During a confirmation hearing on Friday, Kim warned South Korea would launch air strikes on the North if it stages another attack.
"If North Korea carries out a military provocation on our territory and people again, we must retaliate immediately and strongly until they completely surrender," Kim Kwan-jin said in his maiden speech on Saturday, made to senior military officials.
Kim also called for military readiness, saying North Korea would plot new provocations.
Skirmishes occur periodically along the two Koreas` disputed maritime border, but the latest assault was the first since the 1950-53 Korean War to target a civilian area.
The November 23 attack came eight months after a North Korean torpedo strike on a South Korean warship killed 46 sailors — the worst attack on South Korea`s military since the war.
The attacks have called into question President Lee Myung-bak`s willingness to stand up to the North, despite his tough stance of refusing to coddle the reclusive regime since taking office nearly three years ago.

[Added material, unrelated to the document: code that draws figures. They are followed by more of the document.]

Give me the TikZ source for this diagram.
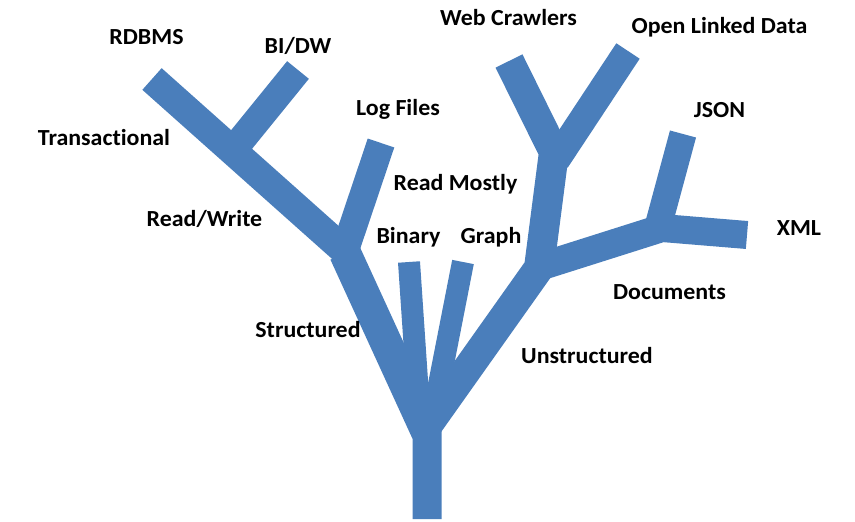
\documentclass[tikz,border=0pt]{standalone}
\usepackage{fontspec}
\setmainfont{Carlito}[FakeStretch=1.04,Ligatures=NoCommon]
\definecolor{treeblue}{RGB}{74,126,187}
\begin{document}
\begin{tikzpicture}[x=1pt,y=-1pt,
  limb/.style={draw=treeblue,line width=29pt,line join=miter,line cap=butt},
  twig/.style={draw=treeblue,line width=22pt,line cap=butt},
  lbl/.style={font=\fontsize{23}{26}\selectfont\bfseries,anchor=base,inner sep=0pt}]
\useasboundingbox (0,0) rectangle (855,522);
% trunk, structured side
\draw[limb] (152,79) -- (345,251) -- (427,432) -- (427,519);
\draw[draw=treeblue,line width=32pt] (345,253) -- (427,432);
\draw[limb,line width=28pt] (298,70) -- (229,155);
\draw[limb,line width=28pt] (381,143) -- (343,256);
\draw[twig] (409,262) -- (419,410);
\draw[twig] (463,262) -- (435,405);
% unstructured side
\draw[limb,line width=30pt] (422,433) -- (539,268) -- (554,152) -- (509,61);
\draw[limb,line width=28pt] (628,51) -- (556,160);
\draw[limb,line width=28pt] (539,267) -- (662,228) -- (747,235);
\draw[limb,line width=27pt] (683,134) -- (656,234);
% labels
\node[lbl] (rdbms) at (146.5,44) {RDBMS};
\node[lbl] (bidw) at (298,53) {BI/DW};
\node[lbl] (trans) at (104,145) {Transactional};
\node[lbl] (logf) at (398,115) {Log Files};
\node[lbl] (readm) at (455.5,190) {Read Mostly};
\node[lbl] (readw) at (204.5,226) {Read/Write};
\node[lbl] (bin) at (408.5,243) {Binary};
\node[lbl] (graph) at (491,243) {Graph};
\node[lbl] (struct) at (308,337) {Structured};
\node[lbl] (webc) at (508.5,25) {Web Crawlers};
\node[lbl] (old) at (719.5,33) {Open Linked Data};
\node[lbl] (json) at (719.5,117) {JSON};
\node[lbl] (xml) at (799,235) {XML};
\node[lbl] (docs) at (669.5,299) {Documents};
\node[lbl] (unstruct) at (587,363) {Unstructured};
\end{tikzpicture}
\end{document}
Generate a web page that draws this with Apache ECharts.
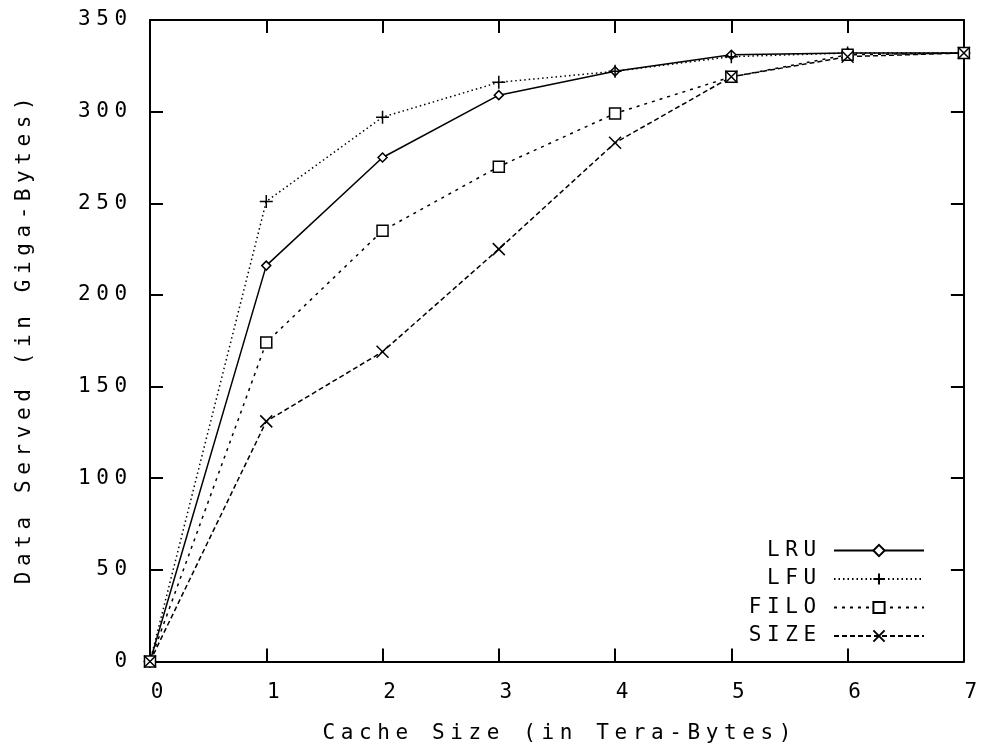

Lee must balance calls for a harsh response with the knowledge that Seoul — a city of more than 10 million people — is only 30 miles (50 kilometres) from the heavily militarised border and within easy range of North Korean artillery.
On Friday, the US Senate approved a resolution condemning North Korea`s attack and urging North Korea to halt all nuclear activities and refrain from any further actions that may destabilise the Korean peninsula.
"This brazen attack is one in a series of actions by the Government of North Korea that undermine regional peace and security, especially on the Korean peninsula," the resolution stated.
Also on Friday, US Secretary of State Hillary Rodham Clinton said that she will meet with her South Korean and Japanese counterparts on Monday in Washington "to review the approach we should be taking" over North Korea.
"What we object to is a pursuit of nuclear weapons that can be used to threaten and intimidate their neighbours and beyond," Hillary said in Bahrain. "That is unacceptable, and it is destabilising."
Hillary will hold a separate bilateral meeting with South Korean and Japanese foreign ministers on Monday before the three meet together on later that day, according to State Department spokesman PJ Crowley.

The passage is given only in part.